= Aaron Sangala =

Malawian politician (born 1958)

Aaron Sangala (born 1958) is a politician who was appointed Minister of Internal Affairs and Public Security in the cabinet of Malawi in May 2009.

==Artistic and educational career==
Aaron Sangala was born in 1958, grandson of James Frederick Sangala, a founding member of the Nyasaland African Congress.
Sangala worked for Lever Brothers (1974–1981), for the French Embassy teaching modern languages at the French Cultural Centre, and at St.

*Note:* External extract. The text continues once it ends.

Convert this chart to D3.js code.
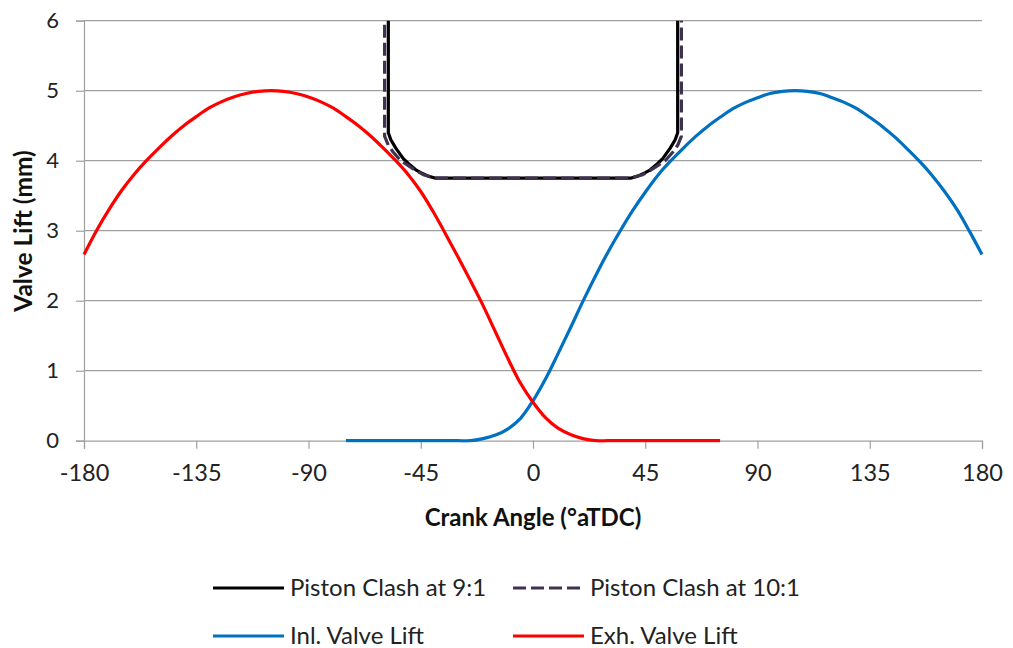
<!DOCTYPE html>
<html><head><meta charset="utf-8">
<script src="https://cdn.jsdelivr.net/npm/d3@7"></script>
<style>body{margin:0;background:#fff}svg{display:block}</style>
</head><body>
<svg id="c" width="1013" height="648"></svg>
<script>
// ---- data ----
const xTicks = [-180,-135,-90,-45,0,45,90,135,180];
const yTicks = [0,1,2,3,4,5,6];
const xTitle = "Crank Angle (°aTDC)";
const yTitle = "Valve Lift (mm)";

const exhAngle = [-180,-175,-170,-165,-160,-155,-150,-145,-140,-135,-130,-125,-120,-115,-110,-105,-100,-95,-90,-85,-80,-75,-70,-65,-60,-55,-50,-45,-40,-35,-30,-25,-20,-15,-10,-5,0,5,10,15,20,25,30,35,40,45,50,55,60,65,70,75];
const exhLift  = [2.66,3.0,3.3,3.57,3.8,4.0,4.18,4.35,4.5,4.63,4.75,4.84,4.91,4.96,4.99,5.0,4.99,4.96,4.91,4.84,4.75,4.63,4.5,4.35,4.18,4.0,3.8,3.56,3.27,2.95,2.62,2.28,1.93,1.55,1.17,0.82,0.55,0.33,0.18,0.09,0.03,0,0,0,0,0,0,0,0,0,0,0];

const inlAngle = [-75,-70,-65,-60,-55,-50,-45,-40,-35,-30,-25,-20,-15,-10,-5,0,5,10,15,20,25,30,35,40,45,50,55,60,65,70,75,80,85,90,95,100,105,110,115,120,125,130,135,140,145,150,155,160,165,170,175,180];
const inlLift  = [0,0,0,0,0,0,0,0,0,0,0,0.03,0.08,0.17,0.32,0.57,0.88,1.24,1.61,1.99,2.35,2.69,3.0,3.29,3.55,3.79,3.99,4.17,4.34,4.49,4.62,4.74,4.83,4.9,4.96,4.99,5.0,4.99,4.96,4.9,4.83,4.74,4.62,4.49,4.34,4.17,3.99,3.79,3.56,3.3,2.99,2.66];

const clash9Angle = [-58,-58,-57,-55,-52,-50,-47,-45,-42,-39,39,42,45,47,50,52,55,57,58,58];
const clash9Lift  = [8,4.4,4.3,4.18,4.03,3.96,3.87,3.83,3.78,3.75,3.75,3.78,3.83,3.87,3.96,4.03,4.18,4.3,4.4,8];

const clash10Angle = [-59.5,-59.5,-58,-56,-53,-50,-47,-44,-41,-39,39,41,44,47,50,53,56,58,59.5,59.5];
const clash10Lift  = [8,4.35,4.22,4.12,4.0,3.93,3.86,3.8,3.77,3.75,3.75,3.77,3.8,3.86,3.93,4.0,4.12,4.22,4.35,8];

const seriesNames = ["Piston Clash at 9:1","Piston Clash at 10:1","Inl. Valve Lift","Exh. Valve Lift"];

// ---- chart ----
const svg = d3.select("#c");
const font = "Lato, 'Liberation Sans', sans-serif";
const L = 84, R = 982, T = 20.7, B = 440.7;
const x = d3.scaleLinear().domain([-180,180]).range([L,R]);
const y = d3.scaleLinear().domain([0,6]).range([B,T]);

svg.append("defs").append("clipPath").attr("id","plot")
  .append("rect").attr("x",L-2).attr("y",T).attr("width",R-L+4).attr("height",B-T+2);

// gridlines
svg.append("g").selectAll("line").data(yTicks.filter(d=>d>0)).join("line")
  .attr("x1",L).attr("x2",R).attr("y1",d=>y(d)).attr("y2",d=>y(d))
  .attr("stroke","#a0a0a0").attr("stroke-width",1.2);

// y axis
const ya = svg.append("g").attr("transform",`translate(${L},0)`)
  .call(d3.axisLeft(y).tickValues(yTicks).tickSize(8).tickPadding(17).tickFormat(d=>String(d)));
ya.select(".domain").attr("stroke","#a0a0a0").attr("stroke-width",1.2);
ya.selectAll(".tick line").attr("stroke","#a0a0a0").attr("stroke-width",1.2);
ya.selectAll("text").attr("font-family",font).attr("font-size",22).attr("fill","#222");

// x axis
const xa = svg.append("g").attr("transform",`translate(0,${B})`)
  .call(d3.axisBottom(x).tickValues(xTicks).tickSize(8).tickPadding(16).tickFormat(d=>String(d)));
xa.select(".domain").attr("stroke","#a0a0a0").attr("stroke-width",1.2);
xa.selectAll(".tick line").attr("stroke","#a0a0a0").attr("stroke-width",1.2);
xa.selectAll("text").attr("font-family",font).attr("font-size",23.5).attr("fill","#222");

// titles
svg.append("text").attr("x",(L+R)/2).attr("y",518).attr("dy","0.35em").attr("text-anchor","middle")
  .attr("font-family",font).attr("font-weight","bold").attr("font-size",24).attr("fill","#111").text(xTitle);
svg.append("text").attr("transform","translate(23,231) rotate(-90)").attr("dy","0.35em").attr("text-anchor","middle")
  .attr("font-family",font).attr("font-weight","bold").attr("font-size",24.5).attr("fill","#111").text(yTitle);

// series
const g = svg.append("g").attr("clip-path","url(#plot)");
const smooth = d3.line().x(d=>x(d[0])).y(d=>y(d[1])).curve(d3.curveCatmullRom.alpha(0.5));
const straight = d3.line().x(d=>x(d[0])).y(d=>y(d[1])).curve(d3.curveLinear);
const zip = (a,b)=>a.map((v,i)=>[v,b[i]]);

const styles = [
  {color:"#000000", dash:null},
  {color:"#403152", dash:"13,5"},
  {color:"#0070C0", dash:null},
  {color:"#FF0000", dash:null}
];

g.append("path").attr("d",smooth(zip(inlAngle,inlLift))).attr("fill","none").attr("stroke",styles[2].color).attr("stroke-width",3.2);
g.append("path").attr("d",smooth(zip(exhAngle,exhLift))).attr("fill","none").attr("stroke",styles[3].color).attr("stroke-width",3.2);
g.append("path").attr("d",straight(zip(clash9Angle,clash9Lift))).attr("fill","none").attr("stroke",styles[0].color).attr("stroke-width",3.2).attr("stroke-linejoin","round");
g.append("path").attr("d",straight(zip(clash10Angle,clash10Lift))).attr("fill","none").attr("stroke",styles[1].color).attr("stroke-width",3.2).attr("stroke-dasharray",styles[1].dash).attr("stroke-linejoin","round");

// legend
const legPos = [[213,588],[513,588],[213,636],[513,636]];
seriesNames.forEach((n,i)=>{
  const [lx,ly] = legPos[i];
  svg.append("line").attr("x1",lx).attr("x2",lx+71).attr("y1",ly).attr("y2",ly)
    .attr("stroke",styles[i].color).attr("stroke-width",3.2)
    .attr("stroke-dasharray",styles[i].dash);
  svg.append("text").attr("x",lx+77).attr("y",ly).attr("dy","0.35em")
    .attr("font-family",font).attr("font-size",24).attr("fill","#222").text(n);
});
</script>
</body></html>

Andrews High School teaching music.
He is a founding member of the Sambangoma Cultural Troupe, Capital Theatre, Blantyre Round Table and Tiakalulu Guitar Quartet.
With Ricardo Garcia and Bashir Sacranie, he was a founder member of the group Kalulu.

==Political career==
Sangala was elected as Member of Parliament for Blantyre Ndirande Malabada in 2004.
In June 2006 he was appointed as Deputy Minister of Health, in May 2007 became Deputy Minister of Women and Child Development.
In 2008 he became Minister of National Defense.
He contested the May 2009 General Election on a Democratic Progressive Party (DPP) ticket and was reelected.
Sangala was appointed as Minister of Internal affairs and Public Security in the cabinet that became effective on 15 June 2009.
He retained this position in the cabinet announced on 9 August 2010.
He was infamously involved in a parliament brawl with MP Anita Kalinde in 2011 while serving as Minister of Defense. Sangala was physically assaulted in parliament by Kalinde, in a video that was aired on television and went viral in Malawi.